- _THE PROBLEM_
Write out each line that follows exactly as it stands, without the pictures.

- _GIVEN DATA_
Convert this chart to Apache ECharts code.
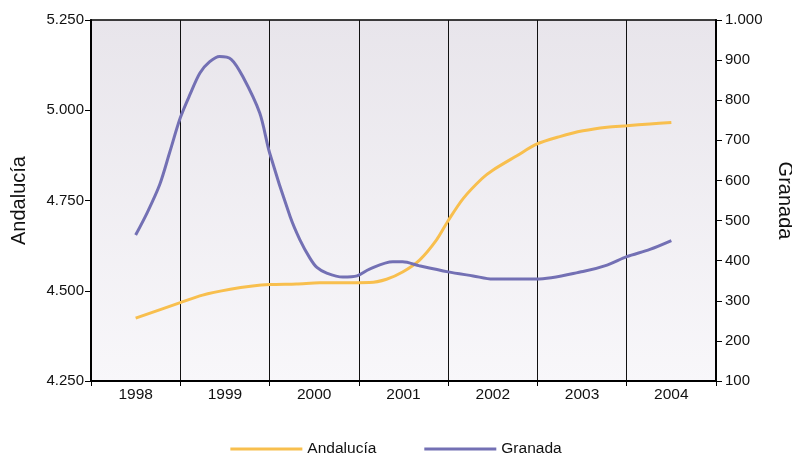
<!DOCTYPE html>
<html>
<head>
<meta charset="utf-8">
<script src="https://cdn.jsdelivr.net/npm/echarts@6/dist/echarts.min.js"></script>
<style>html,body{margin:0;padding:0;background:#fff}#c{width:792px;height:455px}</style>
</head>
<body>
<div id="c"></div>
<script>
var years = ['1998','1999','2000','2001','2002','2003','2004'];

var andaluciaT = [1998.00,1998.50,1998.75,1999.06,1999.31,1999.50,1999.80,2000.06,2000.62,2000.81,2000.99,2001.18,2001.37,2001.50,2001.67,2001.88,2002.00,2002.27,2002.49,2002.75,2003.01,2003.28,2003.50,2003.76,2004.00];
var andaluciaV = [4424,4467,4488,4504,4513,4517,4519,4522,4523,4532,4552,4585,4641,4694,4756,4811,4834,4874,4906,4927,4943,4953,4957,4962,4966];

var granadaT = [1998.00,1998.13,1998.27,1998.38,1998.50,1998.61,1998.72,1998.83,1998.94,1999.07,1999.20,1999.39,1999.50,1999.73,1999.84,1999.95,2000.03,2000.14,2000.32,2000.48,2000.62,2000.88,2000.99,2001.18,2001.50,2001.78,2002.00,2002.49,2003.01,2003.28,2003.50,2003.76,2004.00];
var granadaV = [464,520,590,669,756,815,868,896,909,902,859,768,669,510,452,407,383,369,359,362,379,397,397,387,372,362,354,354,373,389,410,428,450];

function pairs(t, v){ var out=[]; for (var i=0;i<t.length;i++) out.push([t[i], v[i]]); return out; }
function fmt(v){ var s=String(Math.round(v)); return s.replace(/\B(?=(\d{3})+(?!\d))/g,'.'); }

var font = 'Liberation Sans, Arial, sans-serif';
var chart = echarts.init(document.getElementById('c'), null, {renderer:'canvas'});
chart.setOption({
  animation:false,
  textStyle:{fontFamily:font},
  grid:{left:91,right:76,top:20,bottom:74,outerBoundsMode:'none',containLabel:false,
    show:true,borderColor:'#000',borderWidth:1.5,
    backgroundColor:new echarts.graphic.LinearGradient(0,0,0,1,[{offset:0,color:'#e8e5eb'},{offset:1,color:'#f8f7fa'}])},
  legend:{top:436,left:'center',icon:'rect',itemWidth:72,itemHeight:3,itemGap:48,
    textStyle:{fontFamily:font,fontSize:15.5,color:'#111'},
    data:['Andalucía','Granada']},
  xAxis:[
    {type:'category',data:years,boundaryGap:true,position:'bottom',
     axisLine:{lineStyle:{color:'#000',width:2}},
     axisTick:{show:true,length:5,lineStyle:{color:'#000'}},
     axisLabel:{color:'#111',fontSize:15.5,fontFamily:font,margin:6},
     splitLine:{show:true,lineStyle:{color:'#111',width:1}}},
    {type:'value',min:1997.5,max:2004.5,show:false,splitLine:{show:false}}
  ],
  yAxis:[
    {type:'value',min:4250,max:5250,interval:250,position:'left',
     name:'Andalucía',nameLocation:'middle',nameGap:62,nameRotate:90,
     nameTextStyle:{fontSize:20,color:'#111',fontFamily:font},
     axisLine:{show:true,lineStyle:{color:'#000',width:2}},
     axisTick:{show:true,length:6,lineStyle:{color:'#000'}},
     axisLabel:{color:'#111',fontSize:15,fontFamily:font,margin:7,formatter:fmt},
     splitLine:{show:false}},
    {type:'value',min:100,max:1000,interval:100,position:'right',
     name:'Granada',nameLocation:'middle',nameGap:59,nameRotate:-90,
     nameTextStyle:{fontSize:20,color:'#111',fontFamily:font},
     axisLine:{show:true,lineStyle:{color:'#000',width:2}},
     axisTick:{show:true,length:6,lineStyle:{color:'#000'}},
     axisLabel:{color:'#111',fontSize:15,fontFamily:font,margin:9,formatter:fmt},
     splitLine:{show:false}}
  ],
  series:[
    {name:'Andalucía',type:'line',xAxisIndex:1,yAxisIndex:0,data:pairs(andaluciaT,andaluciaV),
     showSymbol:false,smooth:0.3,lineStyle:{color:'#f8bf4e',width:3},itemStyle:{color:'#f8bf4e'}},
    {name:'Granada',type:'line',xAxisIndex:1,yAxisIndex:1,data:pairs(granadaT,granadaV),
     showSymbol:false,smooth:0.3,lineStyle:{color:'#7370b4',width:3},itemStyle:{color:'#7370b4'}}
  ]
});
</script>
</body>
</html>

- _OUTPUT OF THE TASK_
Convert this chart to Apache ECharts code.
<!DOCTYPE html>
<html>
<head>
<meta charset="utf-8">
<script src="https://cdn.jsdelivr.net/npm/echarts@6/dist/echarts.min.js"></script>
<style>html,body{margin:0;padding:0;background:#fff}#c{width:792px;height:455px}</style>
</head>
<body>
<div id="c"></div>
<script>
var years = ['1998','1999','2000','2001','2002','2003','2004'];

var andaluciaT = [1998.00,1998.50,1998.75,1999.06,1999.31,1999.50,1999.80,2000.06,2000.62,2000.81,2000.99,2001.18,2001.37,2001.50,2001.67,2001.88,2002.00,2002.27,2002.49,2002.75,2003.01,2003.28,2003.50,2003.76,2004.00];
var andaluciaV = [4424,4467,4488,4504,4513,4517,4519,4522,4523,4532,4552,4585,4641,4694,4756,4811,4834,4874,4906,4927,4943,4953,4957,4962,4966];

var granadaT = [1998.00,1998.13,1998.27,1998.38,1998.50,1998.61,1998.72,1998.83,1998.94,1999.07,1999.20,1999.39,1999.50,1999.73,1999.84,1999.95,2000.03,2000.14,2000.32,2000.48,2000.62,2000.88,2000.99,2001.18,2001.50,2001.78,2002.00,2002.49,2003.01,2003.28,2003.50,2003.76,2004.00];
var granadaV = [464,520,590,669,756,815,868,896,909,902,859,768,669,510,452,407,383,369,359,362,379,397,397,387,372,362,354,354,373,389,410,428,450];

function pairs(t, v){ var out=[]; for (var i=0;i<t.length;i++) out.push([t[i], v[i]]); return out; }
function fmt(v){ var s=String(Math.round(v)); return s.replace(/\B(?=(\d{3})+(?!\d))/g,'.'); }

var font = 'Liberation Sans, Arial, sans-serif';
var chart = echarts.init(document.getElementById('c'), null, {renderer:'canvas'});
chart.setOption({
  animation:false,
  textStyle:{fontFamily:font},
  grid:{left:91,right:76,top:20,bottom:74,outerBoundsMode:'none',containLabel:false,
    show:true,borderColor:'#000',borderWidth:1.5,
    backgroundColor:new echarts.graphic.LinearGradient(0,0,0,1,[{offset:0,color:'#e8e5eb'},{offset:1,color:'#f8f7fa'}])},
  legend:{top:436,left:'center',icon:'rect',itemWidth:72,itemHeight:3,itemGap:48,
    textStyle:{fontFamily:font,fontSize:15.5,color:'#111'},
    data:['Andalucía','Granada']},
  xAxis:[
    {type:'category',data:years,boundaryGap:true,position:'bottom',
     axisLine:{lineStyle:{color:'#000',width:2}},
     axisTick:{show:true,length:5,lineStyle:{color:'#000'}},
     axisLabel:{color:'#111',fontSize:15.5,fontFamily:font,margin:6},
     splitLine:{show:true,lineStyle:{color:'#111',width:1}}},
    {type:'value',min:1997.5,max:2004.5,show:false,splitLine:{show:false}}
  ],
  yAxis:[
    {type:'value',min:4250,max:5250,interval:250,position:'left',
     name:'Andalucía',nameLocation:'middle',nameGap:62,nameRotate:90,
     nameTextStyle:{fontSize:20,color:'#111',fontFamily:font},
     axisLine:{show:true,lineStyle:{color:'#000',width:2}},
     axisTick:{show:true,length:6,lineStyle:{color:'#000'}},
     axisLabel:{color:'#111',fontSize:15,fontFamily:font,margin:7,formatter:fmt},
     splitLine:{show:false}},
    {type:'value',min:100,max:1000,interval:100,position:'right',
     name:'Granada',nameLocation:'middle',nameGap:59,nameRotate:-90,
     nameTextStyle:{fontSize:20,color:'#111',fontFamily:font},
     axisLine:{show:true,lineStyle:{color:'#000',width:2}},
     axisTick:{show:true,length:6,lineStyle:{color:'#000'}},
     axisLabel:{color:'#111',fontSize:15,fontFamily:font,margin:9,formatter:fmt},
     splitLine:{show:false}}
  ],
  series:[
    {name:'Andalucía',type:'line',xAxisIndex:1,yAxisIndex:0,data:pairs(andaluciaT,andaluciaV),
     showSymbol:false,smooth:0.3,lineStyle:{color:'#f8bf4e',width:3},itemStyle:{color:'#f8bf4e'}},
    {name:'Granada',type:'line',xAxisIndex:1,yAxisIndex:1,data:pairs(granadaT,granadaV),
     showSymbol:false,smooth:0.3,lineStyle:{color:'#7370b4',width:3},itemStyle:{color:'#7370b4'}}
  ]
});
</script>
</body>
</html>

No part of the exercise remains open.